Facebook has been getting a hammering lately from fake news to allegations of Russian involvement in the US Presidential elections. It December 2017 it rebutted an allegation by former executive Chamath Palihapitiya who claimed Facebook was “destroying how society works”. As such it makes perfect sense that Facebook wants to be seen to be responding to these concerns.
So what did Zuckerberg’s post say? You can read the full post here, but if I was to summarise it’s saying that if you’re not encouraging meaningful interactions between people instead of passive consumption then you’re going to struggle. I suppose the crunch comes in what Facebook defines as “meaningful interactions”.
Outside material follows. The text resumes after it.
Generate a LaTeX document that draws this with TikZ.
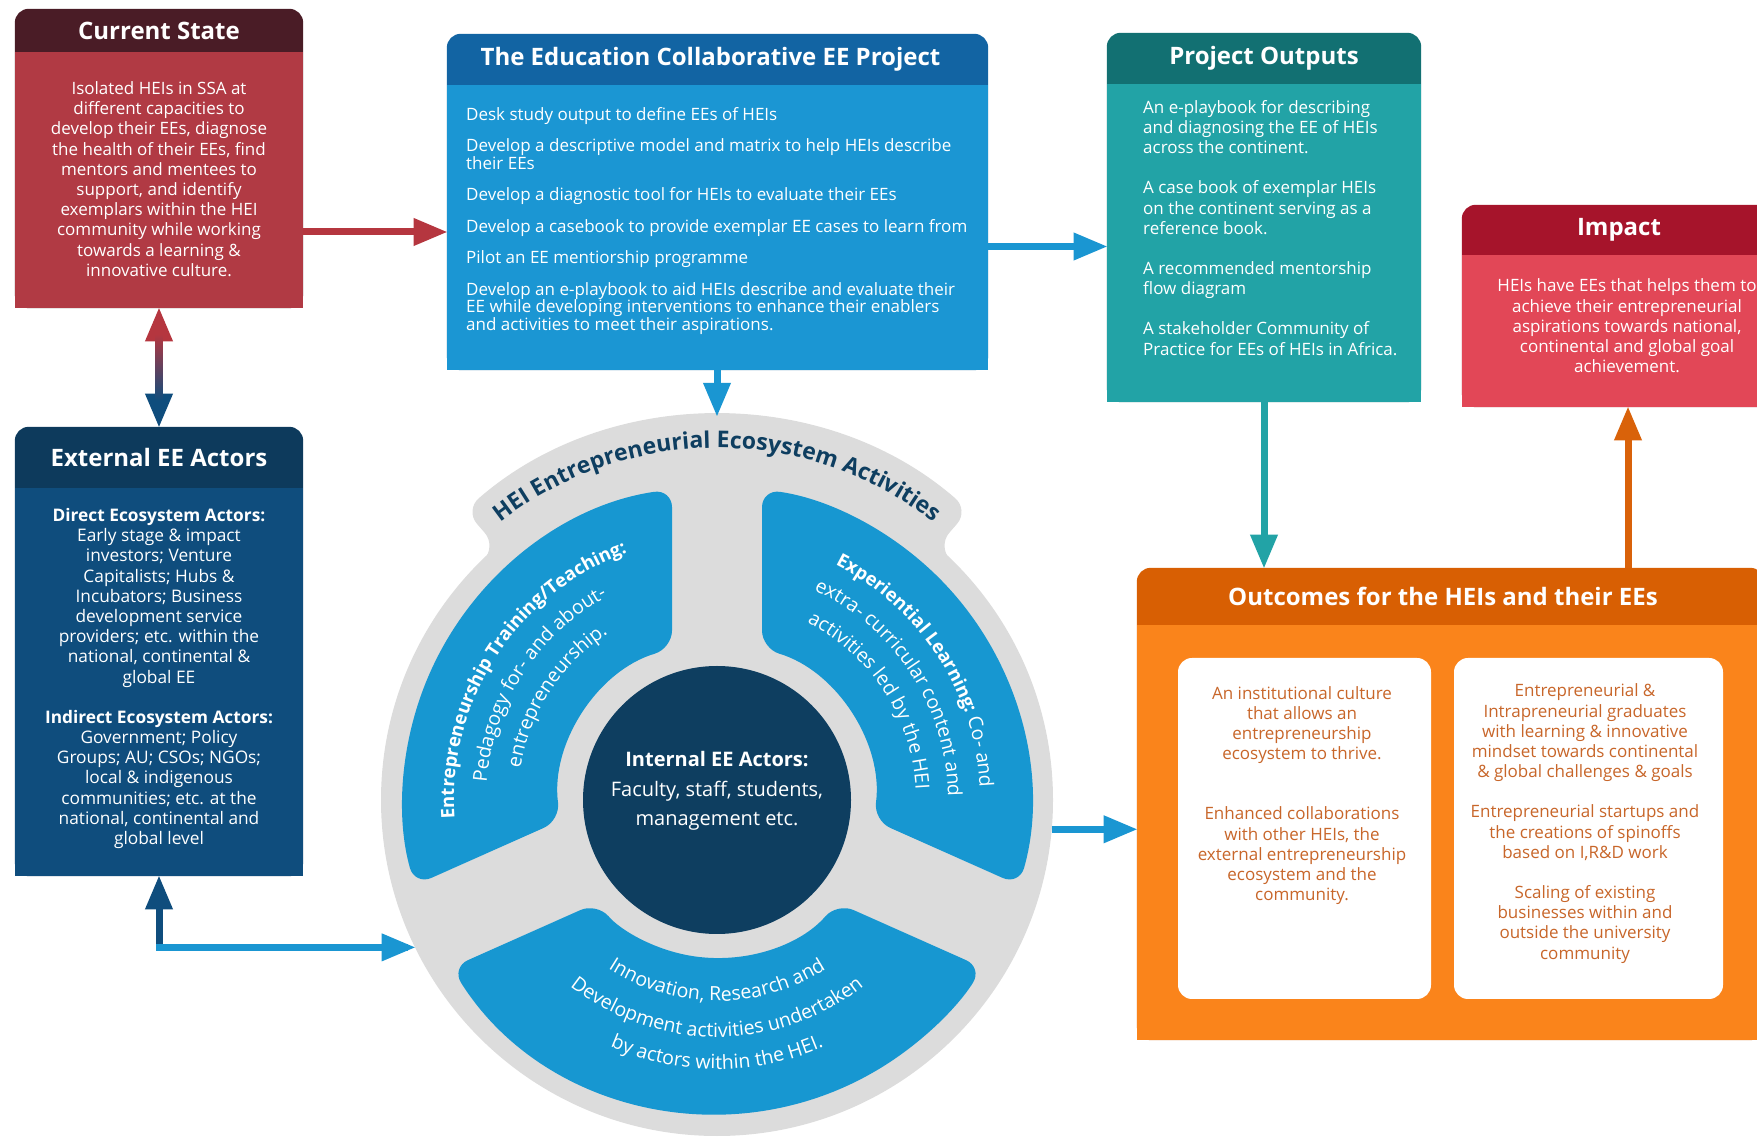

As such, if you’re looking to just throw together some ads, put them on Facebook and watch the leads flow in then that’s not going to work. But then it never really did. If however you develop a plan to work out how you can engage with people then you’ll have more success.
The fundamentals of good advertising don’t change. Think about what your potential customers need. What keeps them awake at night? How can you answer that? Think about other ways you can help them. What other information can you provide them that will make their lives better?
For example, do you offer line-dancing classes in your retirement development? Publish content about how it’s good for their health. Write articles about how to improve their technique. How to dance without hurting your knees from all that stamping etc. (my knowledge of line-dancing peters out at this point…). Then share that content to people who would be genuinely interested in what you have to say. Good material will then be tagged, Liked and Shared. People will comment and interactions will happen.
So as Facebook rolls out these changes we are going to see effects on advertisers, and in the short term even those with “good” material may take a hit. But long term the people that are producing material that helps people and improves their lives will win. It’s Content Marketing 101. It’s what we’ve always advocated here at chmstrategy.